During a conversation with one of the first advocates in America, he expressed the view that when preachers experience difficulty in making themselves understood, it arises from the fact that they do not repeat their points sufficiently. Said he: "In addressing a jury, I always expect that whatever I wish to impress upon their minds, I shall have to repeat at least twice; and often I repeat it three or four times, and even as many, times as there are jurymen before me. Otherwise, I do not carry their minds with me, so that they can feel the force of what comes afterwards." If a jury, under oath, called to decide on the common affairs of this world, cannot apprehend an argument, unless there is so much repetition, how is it to be expected that men will understand the preaching of the Gospel without it?
In like manner the minister ought to turn an important thought over and over before his audience, till even the children understand it perfectly. Do not say that so much repetition will create disgust in cultivated minds. It will not disgust. This is not what disgusts thinking men. They are not weary of the efforts a minister makes to be understood. The fact is, the more simple a minister's illustrations are, and the more plain he makes everything, the more men of mind are interested.

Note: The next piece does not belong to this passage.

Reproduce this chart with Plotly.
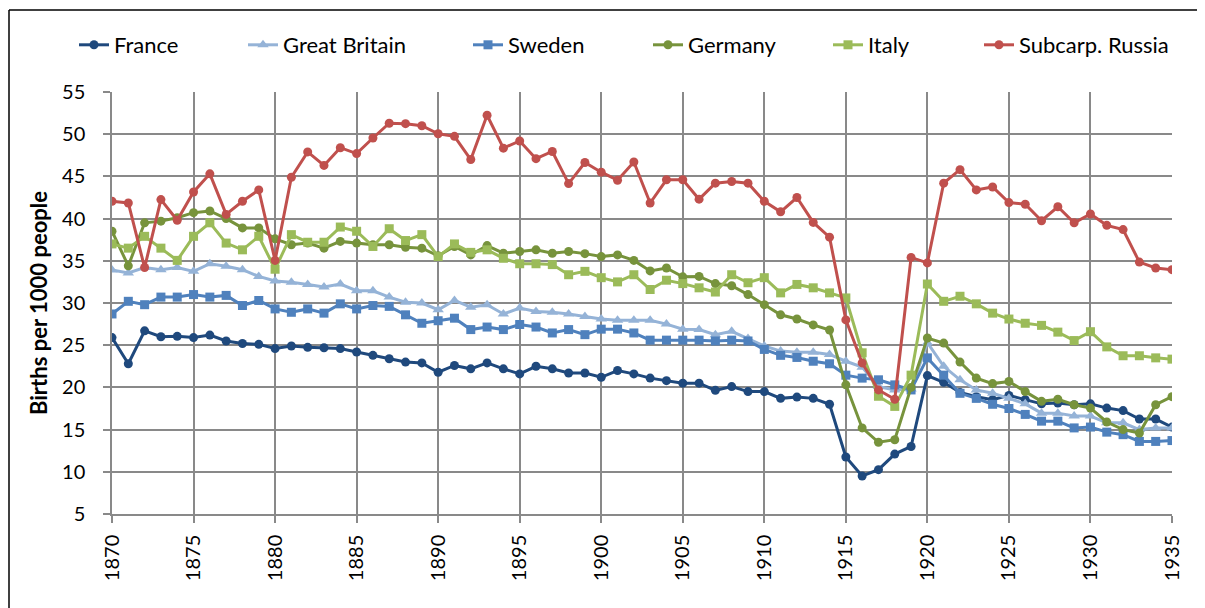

I know, in fact, that men of the first minds often get ideas they never had before, from illustrations which were designed to bring the Gospel down to the comprehension of a child. Such men are commonly so occupied with the affairs of this world, that they do not think much on the subject of religion, and they therefore need the plainest preaching, and they will like it.
(f) A minister should always feel deeply upon his subject, and then he will suit the action to the word, and the word to the action, so as to make the full impression which the truth is calculated to make. He should be in solemn earnest in what he says. I heard a most judicious criticism on this subject: "How important it is that a minister should feel what he says.